Is there fair recognition of literary translators?

The short answer is no. Translators don’t receive the recognition they deserve as the artists who open the door to the literary worlds of languages we don’t know. They are generally woefully underpaid and often have to struggle to have their name on the cover of a book.

What makes Spanish literary translation unique?

I don’t believe that translation from Spanish is different in kind from any other kind of literary translation. The translator’s knowledge is different but the process is probably the same regardless of the languages involved.

How do you deal with a Spanish word that has several meanings?

I have to decide which meaning the author had in mind and perhaps find an equally ambiguous word in English.

Are all books translatable?

Yes, I believe everything can be translated. I’ve been told that the Inuit have thousands of words for snow. They can all probably be translated but certainly would require more than a single word in English. The same is true for the countless words in Arabic for sand.

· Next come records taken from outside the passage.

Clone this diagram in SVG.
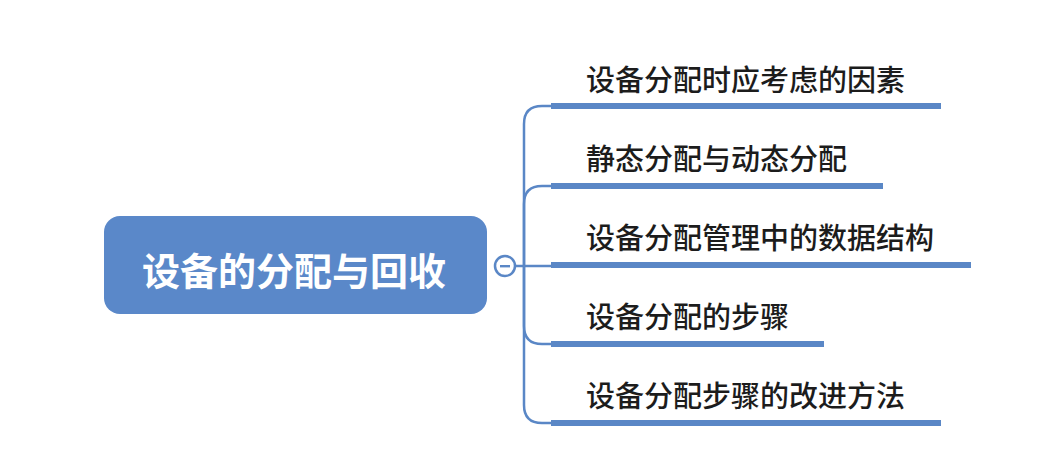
<svg xmlns="http://www.w3.org/2000/svg" width="1039" height="468" viewBox="0 0 1039 468">
<style>
.conn{fill:none;stroke:#5a87c6;stroke-width:2.5}
.bar{fill:#5a87c6}
.lbl{font-family:"Noto Sans CJK SC",sans-serif;font-size:29px;font-weight:500;fill:#1c1c1c}
.root{font-family:"Noto Sans CJK SC",sans-serif;font-size:38px;font-weight:bold;fill:#ffffff}
</style>
<rect width="1039" height="468" fill="#ffffff"/>
<g id="connectors">
<path class="conn" d="M515,266 H524"/>
<path class="conn" d="M524,266 V124 Q524,106 542,106 H552"/>
<path class="conn" d="M524,266 V204 Q524,186 542,186 H552"/>
<path class="conn" d="M524,266 H552"/>
<path class="conn" d="M524,266 V326 Q524,344 542,344 H552"/>
<path class="conn" d="M524,266 V405 Q524,423 542,423 H552"/>
</g>
<g id="root">
<rect x="104" y="216" width="383" height="98" rx="16" fill="#5a88c9"/>
<text class="root" x="294" y="268" text-anchor="middle" dominant-baseline="central">设备的分配与回收</text>
<circle cx="505" cy="266" r="10" fill="#ffffff" stroke="#5a87c6" stroke-width="2.5"/>
<rect x="500" y="265" width="10" height="2.4" fill="#5a87c6"/>
</g>
<g id="n1">
<rect class="bar" x="551" y="103" width="390" height="6"/>
<text class="lbl" x="586" y="91">设备分配时应考虑的因素</text>
</g>
<g id="n2">
<rect class="bar" x="551" y="183" width="332" height="6"/>
<text class="lbl" x="586" y="170">静态分配与动态分配</text>
</g>
<g id="n3">
<rect class="bar" x="551" y="262" width="420" height="6"/>
<text class="lbl" x="586" y="249">设备分配管理中的数据结构</text>
</g>
<g id="n4">
<rect class="bar" x="551" y="341" width="273" height="6"/>
<text class="lbl" x="586" y="328">设备分配的步骤</text>
</g>
<g id="n5">
<rect class="bar" x="551" y="420" width="390" height="6"/>
<text class="lbl" x="586" y="407">设备分配步骤的改进方法</text>
</g>
</svg>
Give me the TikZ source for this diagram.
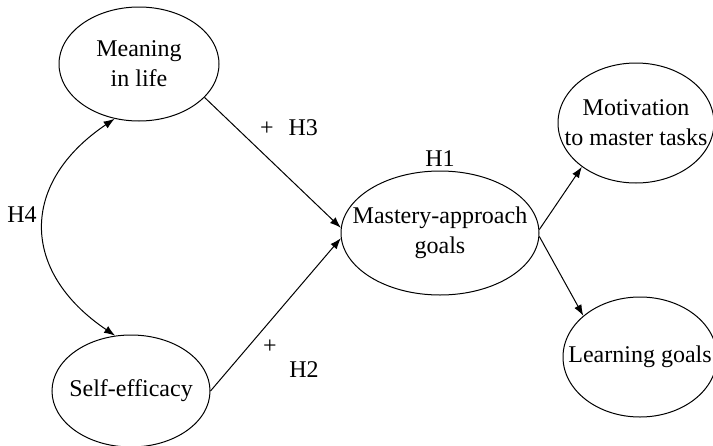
\documentclass[tikz,border=0pt]{standalone}
\usepackage{fontspec}
\setmainfont{Liberation Serif}
\usetikzlibrary{arrows.meta,positioning,shapes.geometric}

\begin{document}
\begin{tikzpicture}[->, >={Latex[length=11pt,width=8pt]}, line width=1pt, x=1pt, y=-1pt, font=\fontsize{24}{30}\selectfont]
	\tikzstyle{var}=[ellipse,draw=black,inner xsep=-40pt,inner ysep=-10pt,align=center]
	\tikzstyle{lab}=[inner sep=0pt]
	\useasboundingbox (0,0) rectangle (713,445);
	\node[var,minimum width=160pt,minimum height=114pt] (M) at (139,64)  {Meaning\\in life};
	\node[var,minimum width=158pt,minimum height=112pt] (S) at (131,391) {Self-efficacy};
	\node[var,minimum width=198pt,minimum height=124pt] (G) at (440,233) {Mastery-approach\\goals};
	\node[var,minimum width=156pt,minimum height=120pt] (T) at (636,123) {Motivation\\to master tasks};
	\node[var,minimum width=154pt,minimum height=120pt] (L) at (640,357) {Learning goals};
	\node[lab]              (H3) at (289,128) {+\hspace{15pt}H3};
	\node[lab]              (P2) at (270,347) {+};
	\node[lab]              (H2) at (304,370) {H2};
	\node[lab]              (H4) at (22,215)  {H4};
	\node[lab,above=4pt of G] (H1)            {H1};
	\path
	(M.-27)  edge                                          (G.177)
	(S.east) edge                                          (G.183)
	(M.246)  edge[<->, out=214, in=146, looseness=1.35]    (S.106)
	(G.2)    edge                                          (T.219)
	(G.-2)   edge                                          (L.144);
\end{tikzpicture}
\end{document}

What is the state of translation in the US?

The English-speaking world is, for reasons I cannot fathom, very resistant to translation. Only 2-3 percent of books published in both the United States and the United Kingdom each year are literary translations, as opposed to the statistics in the rest of the industrialized world, where the numbers range from 35-50 percent. Certainly the dominant position of English today can explain some, but not all, of this phenomenon. Those who suffer the most as a result are English-lanugage readers, who are denied access to important literature in a multitude of languages.

If you could achieve one concrete goal with the publication of your book "Why Translation Matters?" what would it be?

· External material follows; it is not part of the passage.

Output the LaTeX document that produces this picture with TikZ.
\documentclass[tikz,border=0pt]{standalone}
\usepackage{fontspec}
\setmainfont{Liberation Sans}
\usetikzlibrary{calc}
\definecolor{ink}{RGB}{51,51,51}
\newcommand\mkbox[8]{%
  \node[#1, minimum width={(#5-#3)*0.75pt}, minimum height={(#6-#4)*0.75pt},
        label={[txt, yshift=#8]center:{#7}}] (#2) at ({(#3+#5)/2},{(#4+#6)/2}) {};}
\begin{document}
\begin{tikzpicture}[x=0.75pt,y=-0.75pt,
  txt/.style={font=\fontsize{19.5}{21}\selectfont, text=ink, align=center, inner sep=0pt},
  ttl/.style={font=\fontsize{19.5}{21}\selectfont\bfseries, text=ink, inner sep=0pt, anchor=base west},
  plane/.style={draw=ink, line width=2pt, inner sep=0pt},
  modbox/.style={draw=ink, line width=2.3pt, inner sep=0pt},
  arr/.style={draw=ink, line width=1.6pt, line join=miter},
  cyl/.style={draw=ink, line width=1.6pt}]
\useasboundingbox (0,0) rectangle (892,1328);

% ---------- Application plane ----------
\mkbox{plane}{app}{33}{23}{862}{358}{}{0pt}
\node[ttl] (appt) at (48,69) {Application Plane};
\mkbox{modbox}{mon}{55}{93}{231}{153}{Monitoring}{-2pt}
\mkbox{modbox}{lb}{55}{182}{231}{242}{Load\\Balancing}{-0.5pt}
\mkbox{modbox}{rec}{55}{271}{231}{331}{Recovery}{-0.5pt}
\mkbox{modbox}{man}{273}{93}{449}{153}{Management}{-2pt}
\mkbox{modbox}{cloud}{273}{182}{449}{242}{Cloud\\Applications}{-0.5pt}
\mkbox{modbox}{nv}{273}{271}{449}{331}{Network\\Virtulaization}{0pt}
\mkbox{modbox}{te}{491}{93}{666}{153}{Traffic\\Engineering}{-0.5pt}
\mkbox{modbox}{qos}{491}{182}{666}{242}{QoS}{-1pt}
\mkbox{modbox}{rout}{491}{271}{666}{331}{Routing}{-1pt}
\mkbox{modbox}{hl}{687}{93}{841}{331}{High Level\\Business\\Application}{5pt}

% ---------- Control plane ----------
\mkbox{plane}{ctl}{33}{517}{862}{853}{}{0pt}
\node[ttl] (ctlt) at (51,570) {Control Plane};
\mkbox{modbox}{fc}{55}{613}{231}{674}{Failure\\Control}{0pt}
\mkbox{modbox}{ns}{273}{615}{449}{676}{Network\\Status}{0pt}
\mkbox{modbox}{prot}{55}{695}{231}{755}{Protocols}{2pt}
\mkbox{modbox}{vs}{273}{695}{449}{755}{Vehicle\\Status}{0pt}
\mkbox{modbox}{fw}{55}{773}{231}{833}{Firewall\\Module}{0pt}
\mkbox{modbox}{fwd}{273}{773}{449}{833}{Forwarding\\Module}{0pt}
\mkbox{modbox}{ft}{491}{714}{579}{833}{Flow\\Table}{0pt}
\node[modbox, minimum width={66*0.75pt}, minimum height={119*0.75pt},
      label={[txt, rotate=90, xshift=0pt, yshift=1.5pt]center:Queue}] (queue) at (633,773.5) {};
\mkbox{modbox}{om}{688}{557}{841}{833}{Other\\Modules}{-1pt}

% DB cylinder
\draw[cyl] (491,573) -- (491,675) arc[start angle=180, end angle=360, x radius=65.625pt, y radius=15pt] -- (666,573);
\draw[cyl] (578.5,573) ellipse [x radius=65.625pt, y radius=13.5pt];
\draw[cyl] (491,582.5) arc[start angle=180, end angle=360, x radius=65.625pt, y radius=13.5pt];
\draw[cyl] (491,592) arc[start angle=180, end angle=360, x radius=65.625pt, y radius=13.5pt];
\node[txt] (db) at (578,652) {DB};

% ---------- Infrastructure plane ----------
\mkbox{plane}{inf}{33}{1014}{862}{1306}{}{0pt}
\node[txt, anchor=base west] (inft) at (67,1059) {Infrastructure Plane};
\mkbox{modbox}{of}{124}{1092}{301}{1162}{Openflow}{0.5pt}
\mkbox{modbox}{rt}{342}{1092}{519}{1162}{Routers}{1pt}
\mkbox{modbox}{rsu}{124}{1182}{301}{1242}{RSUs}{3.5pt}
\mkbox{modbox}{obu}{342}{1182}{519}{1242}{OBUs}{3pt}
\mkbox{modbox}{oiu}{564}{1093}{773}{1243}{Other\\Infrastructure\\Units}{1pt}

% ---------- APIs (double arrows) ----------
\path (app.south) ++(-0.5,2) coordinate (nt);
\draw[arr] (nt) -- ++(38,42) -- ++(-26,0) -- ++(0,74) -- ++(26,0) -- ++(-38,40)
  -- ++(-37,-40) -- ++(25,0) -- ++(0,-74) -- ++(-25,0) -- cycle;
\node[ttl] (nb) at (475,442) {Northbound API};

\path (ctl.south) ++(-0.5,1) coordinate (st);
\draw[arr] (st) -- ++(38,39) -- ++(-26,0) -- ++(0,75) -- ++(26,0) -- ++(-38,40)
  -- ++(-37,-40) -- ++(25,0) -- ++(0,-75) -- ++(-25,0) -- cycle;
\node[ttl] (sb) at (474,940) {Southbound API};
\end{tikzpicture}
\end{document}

Why Translation Matters: I would like to achieve two goals with this book. The first is to help readers become more conscious of the importance of translation in the perpetuation of literature. An example of this would be the significance of English-language writers, especially William Faulkner, in the development of Gabriel García Márquez as a novelist, and the significance of García Márquez in the writing of younger novelists around the world. The second is to remind reviewers that a translation has two authors, and ignoring or dismissing the second--that is, the translator--is misleading and unhelpful to their readers.

How would you describe García Márquez’s influence in the literary world?

García Márquez is one of the great novelists of the 20th century and has had a huge influence on authors around the world. A few in English who surely wouldn’t write the way they do if they hadn’t read García Márquez, probably in translation, include Toni Morrison, Salman Rushdie, and Michael Chabon.

From your intimate knowledge of their work, what is your opinion of the Latin American authors of the ‘60s and ‘70s, the so called Latin American Literary Boom.

The “Boom” produced startling writers from all over Latin America. It was one of those inexplicable moments when a country or a culture experiences an explosion of creativity—the Renaissance in Italy, the Golden Age in Spain, and the Boom in Latin America. The names of the authors resonate with every reader: Juan Rulfo, Julio Cortázar, Carlos Fuentes, Mario Vargas Llosa, and of course Gabriel García Márquez, to mention only a few.

What work have you enjoyed the most translating

I can’t say which book I’ve enjoyed most. I’ve been very lucky and have liked, and often loved, every work I’ve translated.

Who has been the most challenging author to translate?

The most challenging author and most difficult work I’ve translated is The Solitudes of Luis de Góngora. And perhaps because I had been interested in working on this extremely complex poem for years, actually translating the book and seeing it published gave me immense satisfaction.

Is there an author that you have yet to translate who you would love to translate?

I think I’d like to do a volume of Quevedo’s sonnets. He’s a master of the form, and I find these poems extraordinary.

Why has your work been focused on Latin American authors and not Spaniards?

I wrote my doctoral dissertation on the poetry of Nicanor Parra, the Chilean antipoet, and my degree specialization was contemporary Latin American writing. In more recent years, however, I’ve translated books by Spaniards like Carmen Laforet, Julián Ríos, Antonio Muñoz Molina, and Carlos Rojas, and in the classic period, Miguel de Cervantes and Luis de Góngora. I also translated an anthology of Golden Age poets that included works by Jorge Manrique, Garcilaso de la Vega, Fray Luis de León, Lope de Vega, Luis de Góngora, Francisco de Quevedo, and Sor Juana Inés de la Cruz.

What are you working on at the moment? What are your future projects?

I’m working now on an anthology of Sor Juana’s writing, and a future project is Cervantes’s complete exemplary novels, or novellas.

What advice would you give an aspiring literary translator?

My advice to an aspiring translator is to keep reading and writing. Your knowledge of English is exceedingly important, since it allows you to find stylistic equivalents for whatever work you’re translating. Perhaps even more important is to love the process of translating: it’s a difficult and time-consuming way to spend your days, and devotion to the writing turns what’s arduous into a challenge.

Edith Grossman is a translator, critic, and occasional teacher of literature in Spanish. She was born in Philadelphia, attended the University of Pennsylvania and the University of California at Berkeley, completed a PhD at New York University, and has been the recipient of awards and honors including Fulbright, Woodrow Wilson, and Guggenheim Fellowships, the PEN Ralph Manheim Medal for Translation, an Award in Literature from the American Academy of Arts and Letters, the Queen Sofía Translation Prize, and induction into the American Academy of Arts and Sciences.

Grossman has brought over into English poetry, fiction, and non-fiction by major Latin American writers, including Gabriel García Márquez, Carlos Fuentes, Mario Vargas Llosa, Álvaro Mutis, and Mayra Montero. Peninsular works that she has translated include Don Quixote, by Miguel de Cervantes, novels by Julián Ríos, Carmen Laforet, Carlos Rojas, and Antonio Muñoz Molina, poetry of the sixteenth and seventeenth centuries, and The Solitudes of Luis de Góngora.

She lives in Manhattan and has two sons, both of whom are musicians.